Maybe you’re calling an API and the result isn’t ready yet. Maybe a user keeps entering bad input. Maybe a background job has to keep checking whether a file exists, a lock is released, or a queue still has work. In those moments, the question isn’t “how do I repeat code?” It’s “what kind of uncertainty is my program dealing with?”
That’s where the python while loop becomes useful. Not as beginner syntax, but as a way to model systems that move toward a state. Backend engineering is full of those states. A request eventually succeeds. A token eventually expires. A retry budget eventually runs out. A worker keeps processing until there’s nothing left to process.
Junior developers treat loops like grammar. Senior developers treat them like design choices. The loop you choose shapes how your code behaves under failure, delay, invalid input, and changing conditions. That’s why while matters beyond toy examples.
A backend service asks a payment provider for the status of a transaction. The provider replies, “pending.”
You check again. Still pending.
You check again. Now it’s complete.
That workflow has a different shape from “iterate over these ten users” or “process every row in this file.” You don’t know in advance how many checks will happen.
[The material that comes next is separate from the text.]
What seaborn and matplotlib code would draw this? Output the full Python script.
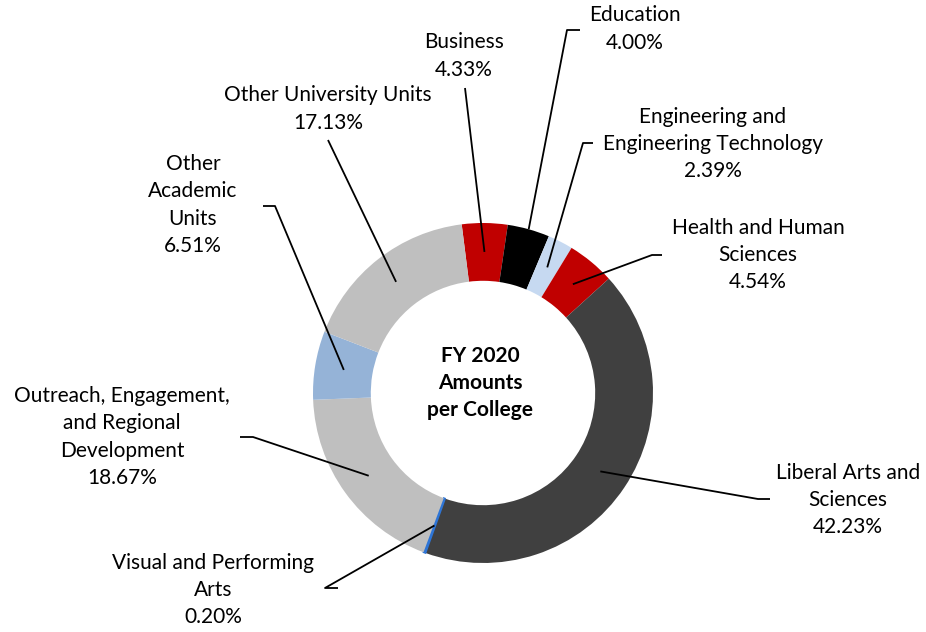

What you know is the stop condition. Stop when the transaction is no longer pending.
That’s the core mindset behind a python while loop. It isn’t “repeat this code some number of times.” It’s “keep going until reality changes.”
A for loop fits a collection. You know what you’re traversing.
A while loop fits a condition. You care about a system state that can change while your code runs.
That difference matters in backend work because many production problems are open-ended:
When you choose while, you’re saying something architectural about the problem: the iteration count is secondary, but the state transition is primary.
Practical rule: Use a
whileloop when your program is waiting for the world to become true or false.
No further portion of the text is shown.